Es geht um das Wort, das in heutigen Texten eigentlich nur noch als „N-Wort“ auftaucht, um Wörter wie „Zigeuner“ oder Szenen, in denen Frauen als „Weiber“ bezeichnet werden. Und nicht zuletzt geht es darum, wie Verlage mit diesen Wörtern in Kinderbüchern umgehen, die vor langer Zeit geschrieben worden sind. Die Debatte ist nicht neu, Aufschwung bekam sie eben 2009, als der Oetinger-Verlag die Sprache in den „Pippi Langstrumpf“-Büchern anpasste und den Südseekönig erfand.
Welche Wörter in Kinderbüchern sollten stehen bleiben, welche besser ausgetauscht werden? Für Verlage ist diese Frage oft schwierig zu beantworten.

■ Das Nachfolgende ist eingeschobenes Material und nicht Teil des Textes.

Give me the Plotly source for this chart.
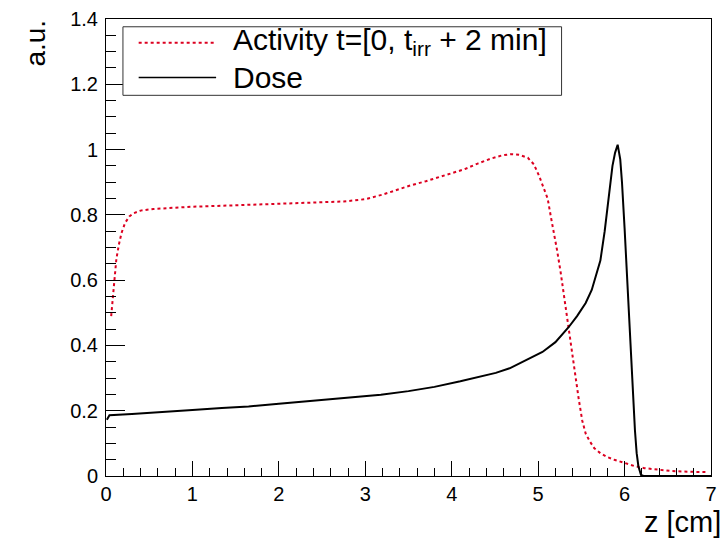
import plotly.graph_objects as go

# activity profile, t = [0, t_irr + 2 min]
act_z = [0.06, 0.08, 0.10, 0.12, 0.15, 0.18, 0.22, 0.27, 0.32, 0.40, 0.55, 0.77,
         1.00, 1.25, 1.50, 1.75, 2.00, 2.25, 2.50, 2.75, 3.00, 3.20, 3.35, 3.52,
         3.70, 3.85, 4.00, 4.15, 4.30, 4.45, 4.58, 4.68, 4.78, 4.88, 4.95, 5.01,
         5.06, 5.11, 5.15, 5.18, 5.22, 5.26, 5.30, 5.34, 5.39, 5.43, 5.47, 5.51,
         5.55, 5.60, 5.65, 5.72, 5.80, 5.88, 6.00, 6.12, 6.23, 6.40, 6.55, 6.75, 6.97]
act_y = [0.49, 0.555, 0.62, 0.665, 0.71, 0.745, 0.775, 0.795, 0.805, 0.813, 0.818, 0.822,
         0.825, 0.827, 0.829, 0.832, 0.834, 0.835, 0.837, 0.841, 0.848, 0.862, 0.875, 0.89,
         0.903, 0.915, 0.927, 0.94, 0.957, 0.972, 0.982, 0.986, 0.984, 0.975, 0.955, 0.92,
         0.885, 0.85, 0.79, 0.75, 0.69, 0.625, 0.55, 0.47, 0.37, 0.30, 0.235, 0.17,
         0.13, 0.105, 0.085, 0.07, 0.058, 0.05, 0.039, 0.03, 0.024, 0.018, 0.015, 0.013, 0.012]

# dose profile
dose_z = [0.01, 0.04, 0.30, 0.58, 1.00, 1.34, 1.65, 2.00, 2.41, 2.80, 3.18, 3.50,
          3.80, 4.10, 4.35, 4.51, 4.67, 4.89, 5.05, 5.20, 5.35, 5.45, 5.55, 5.62,
          5.68, 5.72, 5.77, 5.80, 5.83, 5.86, 5.89, 5.92, 5.95, 5.97, 6.00, 6.03,
          6.06, 6.08, 6.10, 6.12, 6.14, 6.16, 6.19, 6.22, 7.00]
dose_y = [0.172, 0.186, 0.19, 0.194, 0.202, 0.208, 0.213, 0.221, 0.231, 0.24, 0.249, 0.26,
          0.273, 0.29, 0.305, 0.316, 0.33, 0.358, 0.38, 0.41, 0.455, 0.49, 0.53, 0.57,
          0.62, 0.66, 0.75, 0.82, 0.88, 0.95, 0.99, 1.015, 0.97, 0.90, 0.76, 0.60,
          0.43, 0.32, 0.22, 0.14, 0.07, 0.03, 0.003, 0.0, 0.0]

x_ticks = [0, 1, 2, 3, 4, 5, 6, 7]
y_ticks = [0, 0.2, 0.4, 0.6, 0.8, 1.0, 1.2, 1.4]
y_tick_text = ['0', '0.2', '0.4', '0.6', '0.8', '1', '1.2', '1.4']

FONT = 'Liberation Sans, Arial, Helvetica, sans-serif'
RED = '#dc0020'

fig = go.Figure()
fig.add_trace(go.Scatter(x=act_z, y=act_y, mode='lines', name='Activity',
                         line=dict(color=RED, width=2, dash='dot'), showlegend=False))
fig.add_trace(go.Scatter(x=dose_z, y=dose_y, mode='lines', name='Dose',
                         line=dict(color='black', width=2), showlegend=False))

# ROOT-style legend box drawn by hand (the sample lines are much longer than plotly's)
fig.add_shape(type='rect', xref='paper', yref='paper', x0=0.028, x1=0.753, y0=0.833, y1=0.983,
              line=dict(color='#333', width=1), fillcolor='white', layer='above')
fig.add_shape(type='line', xref='paper', yref='paper', x0=0.054, x1=0.182, y0=0.948, y1=0.948,
              line=dict(color=RED, width=2, dash='dot'), layer='above')
fig.add_shape(type='line', xref='paper', yref='paper', x0=0.054, x1=0.182, y0=0.872, y1=0.872,
              line=dict(color='black', width=1.5), layer='above')
fig.add_annotation(xref='paper', yref='paper', x=0.206, y=0.95, xanchor='left', yanchor='middle',
                   text='Activity t=[0, t<sub>irr</sub> + 2 min]', showarrow=False,
                   font=dict(family=FONT, size=30, color='black'))
fig.add_annotation(xref='paper', yref='paper', x=0.206, y=0.872, xanchor='left', yanchor='middle',
                   text='Dose', showarrow=False, font=dict(family=FONT, size=30, color='black'))

# axis titles sit at the axis ends, as in ROOT
fig.add_annotation(xref='paper', yref='paper', x=-0.116, y=0.948, xanchor='center', yanchor='middle',
                   text='a.u.', textangle=-90, showarrow=False,
                   font=dict(family=FONT, size=28, color='black'))
fig.add_annotation(xref='paper', yref='paper', x=1.02, y=-0.1, xanchor='right', yanchor='middle',
                   text='z [cm]', showarrow=False, font=dict(family=FONT, size=29, color='black'))

fig.update_xaxes(range=[0, 7], tickmode='array', tickvals=x_ticks, ticks='inside', ticklen=15,
                 tickwidth=1, tickcolor='black',
                 minor=dict(tickmode='linear', tick0=0, dtick=0.2, ticks='inside', ticklen=8,
                            tickcolor='black', showgrid=False),
                 showline=True, linecolor='black', linewidth=1, mirror=True,
                 showgrid=False, zeroline=False, ticklabelstandoff=0,
                 tickfont=dict(family=FONT, size=20, color='black'))
fig.update_yaxes(range=[0, 1.4], tickmode='array', tickvals=y_ticks, ticktext=y_tick_text,
                 ticks='inside', ticklen=19, tickwidth=1, tickcolor='black',
                 minor=dict(tickmode='linear', tick0=0, dtick=0.05, ticks='inside', ticklen=10,
                            tickcolor='black', showgrid=False),
                 showline=True, linecolor='black', linewidth=1, mirror=True,
                 showgrid=False, zeroline=False, ticklabelstandoff=3,
                 tickfont=dict(family=FONT, size=20, color='black'))

fig.update_layout(width=725, height=542, margin=dict(l=106, r=8, t=15, b=66),
                  paper_bgcolor='white', plot_bgcolor='white', showlegend=False)

# the page body has a default 8px margin; drop it so the figure fills the window
fig.write_html('out.html', config={'displayModeBar': False},
               post_script="document.body.style.margin='0px';")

© Quelle: Marijan Murat/dpa
„Kinder rezipieren anders“
„Kinder rezipieren Bücher anders als Erwachsene, die bei der Lektüre von Klassikern den historischen Kontext in der Regel erkennen können“, begründet der Verlag seine Entscheidung heute. Man habe zudem verhindern wollen, dass die Texte und die Intention der Autorin missverstanden würden.
2013 brandete die Debatte um Anpassungen der Sprache in Kinderbüchern noch einmal in Deutschland auf, als der Thienemann-Esslinger-Verlag das „N-Wort“ aus Ottfried Preußlers „Die kleine Hexe“ strich und mit ihm weitere Begriffe ersetzte. Die Gäste einer Faschingsfeier im Wald verwandelten sich von „Eskimofrauen“ zu „Indianerinnen“, von „Türken“ zu „Cowboys“ und von einem „Hottentottenhäuptling“ zum „Seeräuber“.

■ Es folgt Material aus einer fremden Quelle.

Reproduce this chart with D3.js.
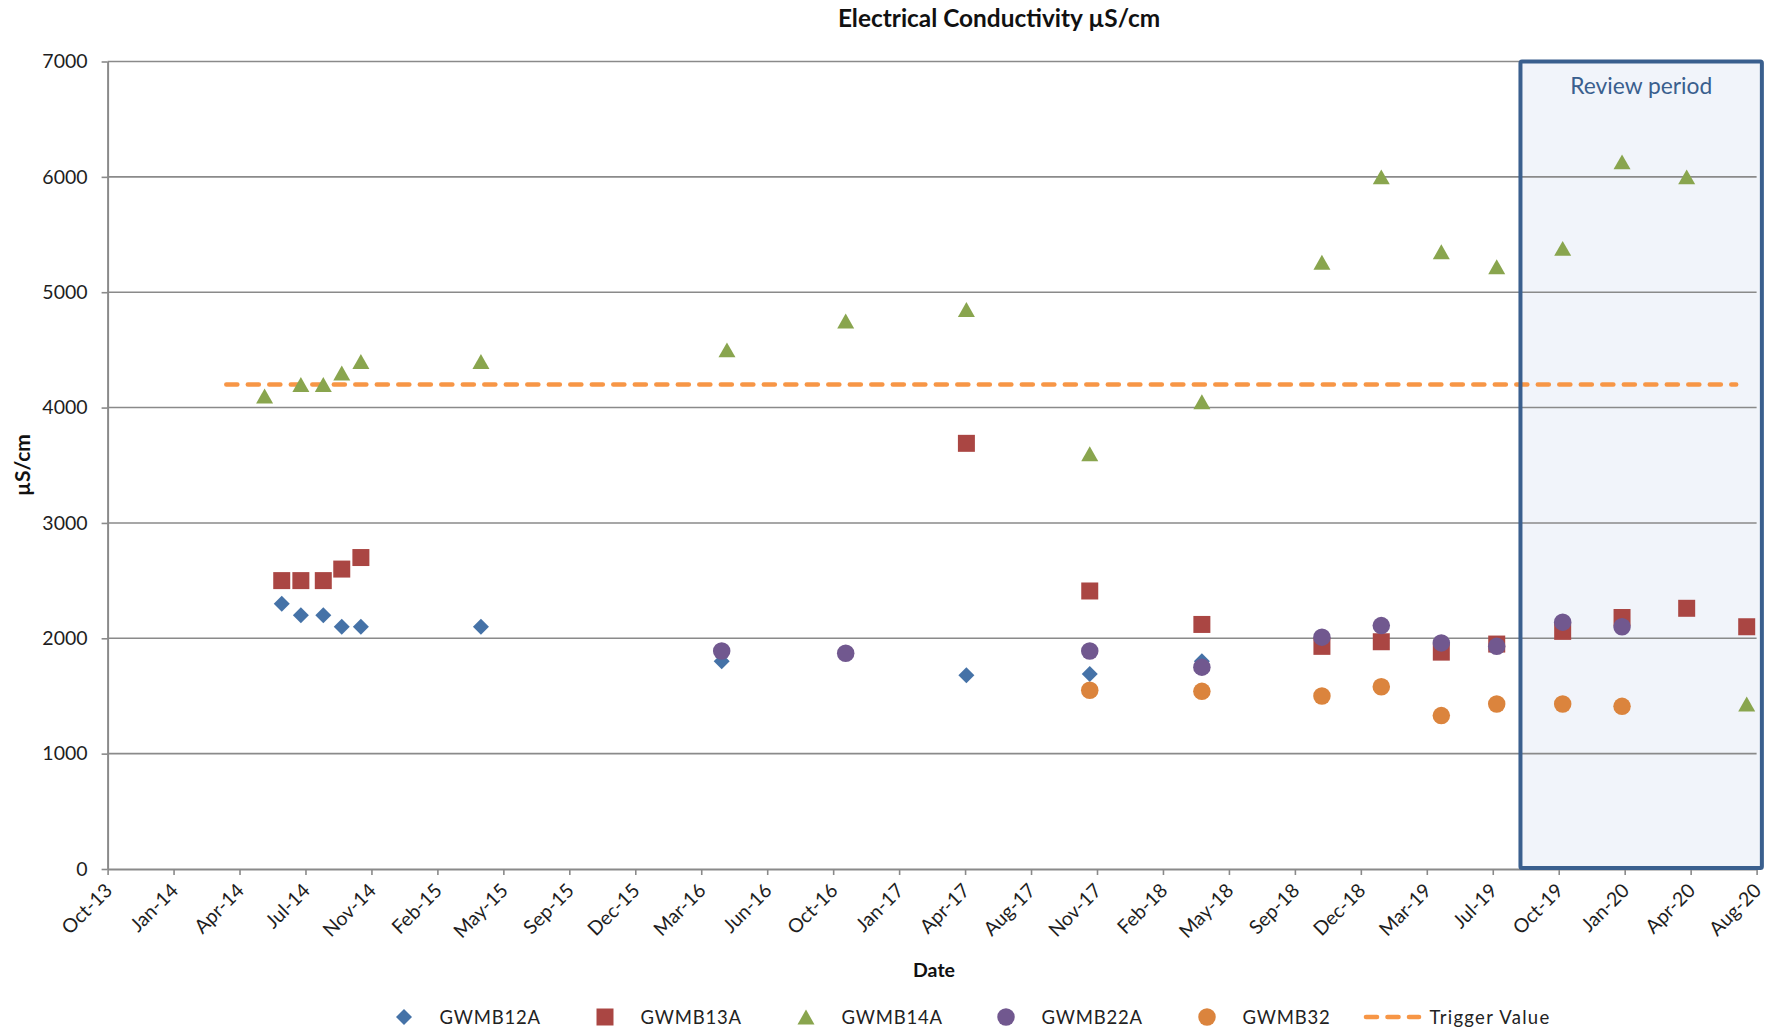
<!DOCTYPE html>
<html>
<head>
<meta charset="utf-8">
<script src="https://cdn.jsdelivr.net/npm/d3@7/dist/d3.min.js"></script>
<style>
  html, body { margin: 0; padding: 0; background: #ffffff; }
  svg { display: block; }
  .tick text { font-family: Lato, "Open Sans", sans-serif; fill: #1e1e1e; }
</style>
</head>
<body>
<svg id="chart" width="1774" height="1032"></svg>
<script>
// ---- Data -------------------------------------------------------------
const xTickDates = ["2013-10-01","2014-01-09","2014-04-19","2014-07-28","2014-11-05",
  "2015-02-13","2015-05-24","2015-09-01","2015-12-10","2016-03-19","2016-06-27",
  "2016-10-05","2017-01-13","2017-04-23","2017-08-01","2017-11-09","2018-02-17",
  "2018-05-28","2018-09-05","2018-12-14","2019-03-24","2019-07-02","2019-10-10",
  "2020-01-18","2020-04-27","2020-08-05"];
const yTicks = [0, 1000, 2000, 3000, 4000, 5000, 6000, 7000];

const gwmb12aDates = ["2014-06-22","2014-07-21","2014-08-24","2014-09-21","2014-10-20",
  "2015-04-20","2016-04-19","2017-04-25","2017-10-29","2018-04-17"];
const gwmb12aValues = [2300, 2200, 2200, 2100, 2100, 2100, 1800, 1680, 1690, 1800];

const gwmb13aDates = ["2014-06-22","2014-07-21","2014-08-24","2014-09-21","2014-10-20",
  "2017-04-25","2017-10-29","2018-04-17","2018-10-16","2019-01-14","2019-04-15",
  "2019-07-08","2019-10-16","2020-01-14","2020-04-21","2020-07-21"];
const gwmb13aValues = [2500, 2500, 2500, 2600, 2700, 3690, 2410, 2120, 1930, 1970, 1880,
  1950, 2060, 2180, 2260, 2100];

const gwmb14aDates = ["2014-05-27","2014-07-21","2014-08-24","2014-09-21","2014-10-20",
  "2015-04-20","2016-04-27","2016-10-24","2017-04-25","2017-10-29","2018-04-17",
  "2018-10-16","2019-01-14","2019-04-15","2019-07-08","2019-10-16","2020-01-14",
  "2020-04-21","2020-07-21"];
const gwmb14aValues = [4100, 4200, 4200, 4300, 4400, 4400, 4500, 4750, 4850, 3600, 4050,
  5260, 6000, 5350, 5220, 5380, 6130, 6000, 1430];

const gwmb22aDates = ["2016-04-19","2016-10-24","2017-10-29","2018-04-17","2018-10-16",
  "2019-01-14","2019-04-15","2019-07-08","2019-10-16","2020-01-14"];
const gwmb22aValues = [1890, 1870, 1890, 1750, 2010, 2110, 1960, 1930, 2140, 2100];

const gwmb32Dates = ["2017-10-29","2018-04-17","2018-10-16","2019-01-14","2019-04-15",
  "2019-07-08","2019-10-16","2020-01-14"];
const gwmb32Values = [1550, 1540, 1500, 1580, 1330, 1430, 1430, 1410];

const triggerDates = ["2014-03-30","2020-07-05"];
const triggerValues = [4200, 4200];

const reviewPeriod = ["2019-08-13","2020-08-13"];

const seriesNames = ["GWMB12A","GWMB13A","GWMB14A","GWMB22A","GWMB32"];
const seriesColors = ["#4572a7","#aa4643","#89a54e","#71588f","#db843d"];
const triggerName = "Trigger Value";
const triggerColor = "#f79646";

// ---- Setup -------------------------------------------------------------
const parse = d3.utcParse("%Y-%m-%d");
const fmt = d3.utcFormat("%b-%y");
const svg = d3.select("#chart");

const plotLeft = 107.6, plotRight = 1756.6, plotTop = 61.5, plotBottom = 869;

const x = d3.scaleUtc()
  .domain([parse(xTickDates[0]), parse(xTickDates[xTickDates.length - 1])])
  .range([plotLeft, plotRight]);
const y = d3.scaleLinear().domain([0, 7000]).range([plotBottom, plotTop]);

// Marker shapes (Excel-style), sized in pixels
const shapes = {
  diamond: { draw(ctx, s) { const r = s / 2; ctx.moveTo(0, -r); ctx.lineTo(r, 0); ctx.lineTo(0, r); ctx.lineTo(-r, 0); ctx.closePath(); } },
  square:  { draw(ctx, s) { const r = s / 2; ctx.rect(-r, -r, s, s); } },
  triangle:{ draw(ctx, s) { const hw = s / 2, h = s * 0.88; ctx.moveTo(0, -h / 2); ctx.lineTo(hw, h / 2); ctx.lineTo(-hw, h / 2); ctx.closePath(); } },
  circle:  { draw(ctx, s) { ctx.moveTo(s / 2, 0); ctx.arc(0, 0, s / 2, 0, 2 * Math.PI); } }
};
const seriesShapes = [shapes.diamond, shapes.square, shapes.triangle, shapes.circle, shapes.circle];
const seriesSizes = [16, 17, 17, 17.5, 17.5];

const seriesDates = [gwmb12aDates, gwmb13aDates, gwmb14aDates, gwmb22aDates, gwmb32Dates];
const seriesValues = [gwmb12aValues, gwmb13aValues, gwmb14aValues, gwmb22aValues, gwmb32Values];
const series = seriesNames.map((name, i) => ({
  name, color: seriesColors[i], shape: seriesShapes[i], size: seriesSizes[i],
  points: seriesDates[i].map((d, j) => ({ date: parse(d), value: seriesValues[i][j] }))
}));

// ---- Review period background -----------------------------------------
const rx0 = x(parse(reviewPeriod[0])), rx1 = x(parse(reviewPeriod[1]));
svg.append("rect")
  .attr("x", rx0).attr("y", y(7000))
  .attr("width", rx1 - rx0).attr("height", y(0) - y(7000) - 1)
  .attr("fill", "#f1f4fa");

// ---- Gridlines ---------------------------------------------------------
svg.append("g").selectAll("line")
  .data(yTicks.filter(v => v > 0))
  .join("line")
  .attr("x1", plotLeft).attr("x2", plotRight)
  .attr("y1", d => y(d)).attr("y2", d => y(d))
  .attr("stroke", "#8a8a8a").attr("stroke-width", 1.6);

// ---- Axes --------------------------------------------------------------
const yAxis = svg.append("g")
  .attr("transform", `translate(${plotLeft},0)`)
  .call(d3.axisLeft(y).tickValues(yTicks).tickFormat(d3.format("d"))
    .tickSize(6).tickSizeOuter(0).tickPadding(14));
yAxis.select(".domain").attr("stroke", "#8a8a8a").attr("stroke-width", 2);
yAxis.selectAll(".tick line").attr("stroke", "#8a8a8a").attr("stroke-width", 1.6);
yAxis.selectAll(".tick text").attr("font-size", 19.5);

const xAxis = svg.append("g")
  .attr("transform", `translate(0,${plotBottom})`)
  .call(d3.axisBottom(x).tickValues(xTickDates.map(parse)).tickFormat(fmt)
    .tickSize(6).tickSizeOuter(0));
xAxis.select(".domain").attr("stroke", "#8a8a8a").attr("stroke-width", 2);
xAxis.selectAll(".tick line").attr("stroke", "#8a8a8a").attr("stroke-width", 1.6);
xAxis.selectAll(".tick text")
  .attr("font-size", 19.5)
  .attr("text-anchor", "end")
  .attr("x", 0).attr("y", 0).attr("dy", "0.35em")
  .attr("transform", "translate(0.5,18) rotate(-45)");

// ---- Trigger value line ------------------------------------------------
const triggerPts = triggerDates.map((d, i) => ({ date: parse(d), value: triggerValues[i] }));
const line = d3.line().x(d => x(d.date)).y(d => y(d.value));
svg.append("path")
  .datum(triggerPts)
  .attr("d", line)
  .attr("fill", "none")
  .attr("stroke", triggerColor)
  .attr("stroke-width", 4.6)
  .attr("stroke-linecap", "round")
  .attr("stroke-dasharray", "11 10.5");

// ---- Review period frame -----------------------------------------------
svg.append("rect")
  .attr("x", rx0).attr("y", y(7000))
  .attr("width", rx1 - rx0).attr("height", y(0) - y(7000) - 1)
  .attr("fill", "none")
  .attr("stroke", "#3a5f8e").attr("stroke-width", 4).attr("rx", 1.5);

svg.append("text")
  .attr("x", (rx0 + rx1) / 2).attr("y", 94)
  .attr("text-anchor", "middle")
  .attr("font-family", "Lato, sans-serif").attr("font-size", 22.8)
  .attr("fill", "#3a5f8e")
  .text("Review period");

// ---- Markers -----------------------------------------------------------
series.forEach(s => {
  svg.append("g").selectAll("path")
    .data(s.points)
    .join("path")
    .attr("transform", d => `translate(${x(d.date)},${y(d.value)})`)
    .attr("d", d3.symbol().type(s.shape).size(s.size))
    .attr("fill", s.color);
});

// ---- Titles ------------------------------------------------------------
svg.append("text")
  .attr("x", 999).attr("y", 27)
  .attr("text-anchor", "middle")
  .attr("font-family", "Lato, sans-serif").attr("font-weight", "bold").attr("font-size", 24.4)
  .attr("fill", "#111")
  .text("Electrical Conductivity µS/cm");

svg.append("text")
  .attr("transform", "translate(30,465) rotate(-90)")
  .attr("text-anchor", "middle")
  .attr("font-family", "Lato, sans-serif").attr("font-weight", "bold").attr("font-size", 21)
  .attr("fill", "#111")
  .text("µS/cm");

svg.append("text")
  .attr("x", 934).attr("y", 977)
  .attr("text-anchor", "middle")
  .attr("font-family", "Lato, sans-serif").attr("font-weight", "bold").attr("font-size", 19.5)
  .attr("fill", "#111")
  .text("Date");

// ---- Legend ------------------------------------------------------------
const legendY = 1017;
const legendX = [404, 605, 806, 1006, 1207];
const legend = svg.append("g");
series.forEach((s, i) => {
  legend.append("path")
    .attr("transform", `translate(${legendX[i]},${legendY})`)
    .attr("d", d3.symbol().type(s.shape).size(s.size))
    .attr("fill", s.color);
  legend.append("text")
    .attr("x", legendX[i] + 35.5).attr("y", legendY + 7)
    .attr("font-family", "Lato, sans-serif").attr("font-size", 18.5)
    .attr("letter-spacing", 0.8)
    .attr("fill", "#222")
    .text(s.name);
});
legend.append("line")
  .attr("x1", 1366).attr("x2", 1419)
  .attr("y1", legendY).attr("y2", legendY)
  .attr("stroke", triggerColor).attr("stroke-width", 4.6)
  .attr("stroke-linecap", "round").attr("stroke-dasharray", "11 10.5");
legend.append("text")
  .attr("x", 1429.5).attr("y", legendY + 7)
  .attr("font-family", "Lato, sans-serif").attr("font-size", 18.5)
  .attr("letter-spacing", 1.3)
  .attr("fill", "#222")
  .text(triggerName);
</script>
</body>
</html>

„Preußler hat Änderungen gewollt“
„Otfried Preußler hat diese Änderungen gewollt und sie auch vor seinem Tod autorisiert“, sagt Verlegerin Bärbel Dorweiler. Man bewege sich als Verlag in dieser Debatte immer zwischen zwei Polen: Zum einen könne man den Autor als Schöpfer ins Zentrum stellen und so wenig wie möglich am Werk verändern – in der Erwartung, dass die Leserschaft sich über die Sprache kundig mache. Bei Kinderbüchern würde dies dann bedeuten, dass den vorlesenden Erwachsenen die Rolle zukomme, das Gelesene für die Kinder einzuordnen und zu erklären, sagt die Verlegerin.

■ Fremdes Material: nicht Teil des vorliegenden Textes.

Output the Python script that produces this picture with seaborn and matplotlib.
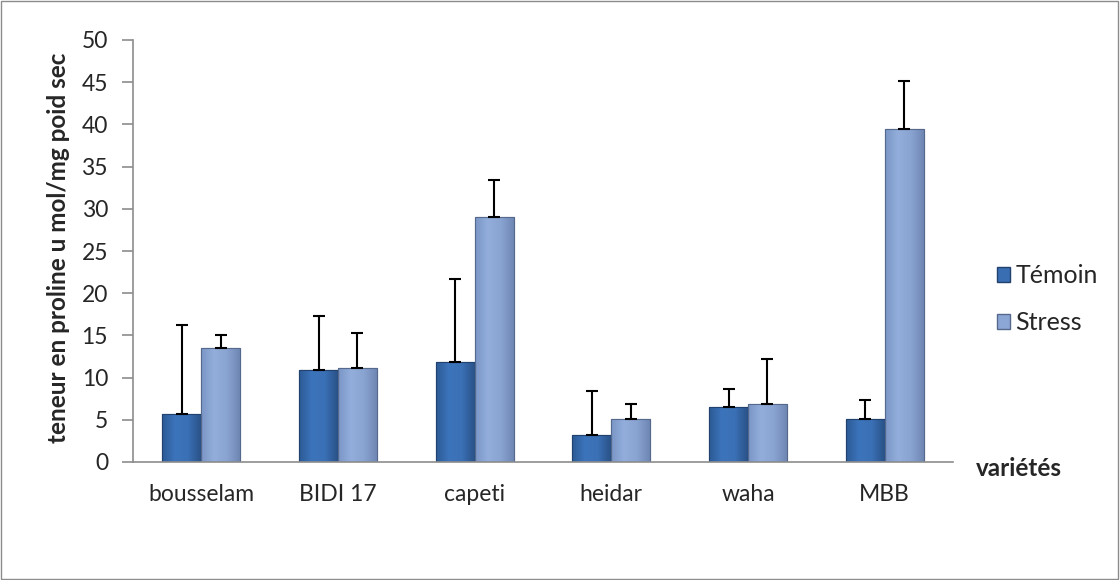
import numpy as np
import pandas as pd
import seaborn as sns
import matplotlib
matplotlib.use("Agg")
import matplotlib.pyplot as plt
from matplotlib.patches import Rectangle
from matplotlib.colors import LinearSegmentedColormap

varietes = ["bousselam", "BIDI 17", "capeti", "heidar", "waha", "MBB"]
temoin = [5.7, 10.9, 11.85, 3.2, 6.5, 5.1]
temoin_err = [10.5, 6.4, 9.85, 5.25, 2.1, 2.3]
stress = [13.5, 11.1, 29.0, 5.1, 6.9, 39.5]
stress_err = [1.6, 4.2, 4.4, 1.8, 5.3, 5.7]

df = pd.DataFrame({
    "variete": varietes * 2,
    "teneur": temoin + stress,
    "groupe": ["Témoin"] * 6 + ["Stress"] * 6,
})

sns.set_style("white")
plt.rcParams["font.family"] = ["Lato", "DejaVu Sans"]

fig = plt.figure(figsize=(11.2, 5.8), dpi=100)
ax = fig.add_axes([133 / 1120, 1 - 462 / 580, 820 / 1120, 422 / 580])

colors = {"Témoin": "#3a6eb2", "Stress": "#8ca7d5"}
edges = {"Témoin": "#21426f", "Stress": "#55698d"}
# left -> right shading, a bit like the excel bevel
shades = {
    "Témoin": ["#2c5a95", "#3c74bb", "#3a70b5", "#2a5288"],
    "Stress": ["#7a96c6", "#93aedb", "#8aa4d2", "#6f87b3"],
}
sns.barplot(data=df, x="variete", y="teneur", hue="groupe", palette=colors,
            saturation=1, width=0.57, gap=0, ax=ax, legend=False, errorbar=None)

errs = temoin_err + stress_err
grad = np.linspace(0, 1, 64).reshape(1, -1)
for i, p in enumerate(ax.patches[:12]):
    grp = "Témoin" if i < 6 else "Stress"
    p.set_edgecolor(edges[grp])
    p.set_linewidth(0.8)
    x0, w, h = p.get_x(), p.get_width(), p.get_height()
    cmap = LinearSegmentedColormap.from_list(grp, shades[grp])
    im = ax.imshow(grad, cmap=cmap, extent=[x0, x0 + w, 0, h], aspect="auto",
                   zorder=p.get_zorder() + 0.1, interpolation="bilinear")
    im.set_clip_path(p)
    ax.add_patch(Rectangle((x0, 0), w, h, fill=False, edgecolor=edges[grp],
                           linewidth=0.8, zorder=p.get_zorder() + 0.2))
    ax.errorbar(x0 + w / 2, h, yerr=[[0], [errs[i]]], fmt="none",
                ecolor="black", elinewidth=1.5, capsize=4.5, capthick=1.5, zorder=5)

ax.set_ylim(0, 50)
ax.set_xlim(-0.5, 5.5)
ax.set_yticks(np.arange(0, 51, 5))
ax.set_xlabel("")
ax.set_ylabel("")
ax.set_xticks(np.arange(-0.5, 6, 1), minor=True)
ax.tick_params(axis="x", which="major", length=0, labelsize=16.5, pad=16)
ax.tick_params(axis="x", which="minor", length=7, color="#8c8c8c", width=1.2)
ax.tick_params(axis="y", length=8, color="#8c8c8c", width=1.2, labelsize=16.5, pad=10, left=True)
for s in ["top", "right"]:
    ax.spines[s].set_visible(False)
for s in ["left", "bottom"]:
    ax.spines[s].set_color("#8c8c8c")
    ax.spines[s].set_linewidth(1.2)

fig.text(58 / 1120, 1 - 248 / 580, "teneur en proline u mol/mg poid sec",
         rotation=90, ha="center", va="center", fontsize=17.5, fontweight="bold")
fig.text(976 / 1120, 1 - 468 / 580, "variétés", ha="left", va="center",
         fontsize=17.5, fontweight="bold")

handles = [Rectangle((0, 0), 1, 1, facecolor=colors[g], edgecolor=edges[g]) for g in ["Témoin", "Stress"]]
fig.legend(handles, ["Témoin", "Stress"], loc="center left",
           bbox_to_anchor=(974 / 1120, 1 - 299 / 580), frameon=False,
           fontsize=18, handlelength=0.55, handleheight=0.55, handletextpad=0.2,
           labelspacing=0.95)

fig.patches.append(Rectangle((0.001, 0.002), 0.997, 0.996, transform=fig.transFigure,
                             fill=False, edgecolor="#8c8c8c", linewidth=1.0))

fig.savefig("out.png", dpi=100)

Zum anderen könne man auf die Leserinnen und Leser zentriert argumentieren – da sich die Bedeutung eines Textes erst durch diese aufbaut. „Dann sollte alles angepasst werden, was es dem Leser (in diesem Falle auch dem Vorleser oder dem Kind) schwer macht, sich den Text zu erschließen, auf dass die Rezeption ungebrochen fortgesetzt werden kann“, sagt Dorweiler. „Im Spannungsfeld zwischen Werktreue und Leserorientierung können wir kaum beides gleichzeitig tun.“Beim Thienemann-Esslinger-Verlag entscheidet man daher – in Zusammenarbeit mit den Autoren oder ihren Erben – von Fall zu Fall. In „Jim Knopf und Lukas der Lokomotivführer“ von Michael Ende etwa wird das „N-Wort“ weiter verwendet. Als Jim Knopf als Baby in Lummerland ankommt, heißt es: „,Das dürfte vermutlich ein kleiner Neger sein’, bemerkte Herr Ärmel und machte ein sehr gescheites Gesicht.“
Jim Knopf ist eine Institution der deutschen Kinderliteratur. Hier stehen die Marionetten Herr Tur Tur (von links), Jim Knopf und Lukas mit der Lokomotive Emmaim Augsburger Puppentheatermuseum.
© Quelle: Stefan Puchner/dpa
„Ende thematisiert in diesem Kinderbuch das Anderssein und die Gefahr, deswegen ausgeschlossen zu werden. In diesem Zusammenhang ist auch die Szene zu sehen“, sagt Dorweiler. Herr Ärmel fungiere in der Geschichte als Prototyp des (Spieß-)Bürgers, des „Untertanen“, der alles richtig machen will – und es doch so falsch macht. Das „N-Wort“ blieb also auch in der Ausgabe zum 55. Jubiläum des Buches im Jahr 2015 stehen. Was Autor Michael Ende dazu gesagt hätte, wird die Welt nie erfahren. Er starb bereits 1995 – lange bevor der Diskurs um Sprache und Rassismus in Kinderbüchern in Deutschland begann.
Im Englischen hat man sich zumindest bei „Pippi Langstrumpf“ die Debatte um das „N-Wort“ von vornherein gespart. Hier machte die Übersetzerin Edna Hurup Pippis Vater schon 1954 zum „cannibal king“, zum König der Kannibalen.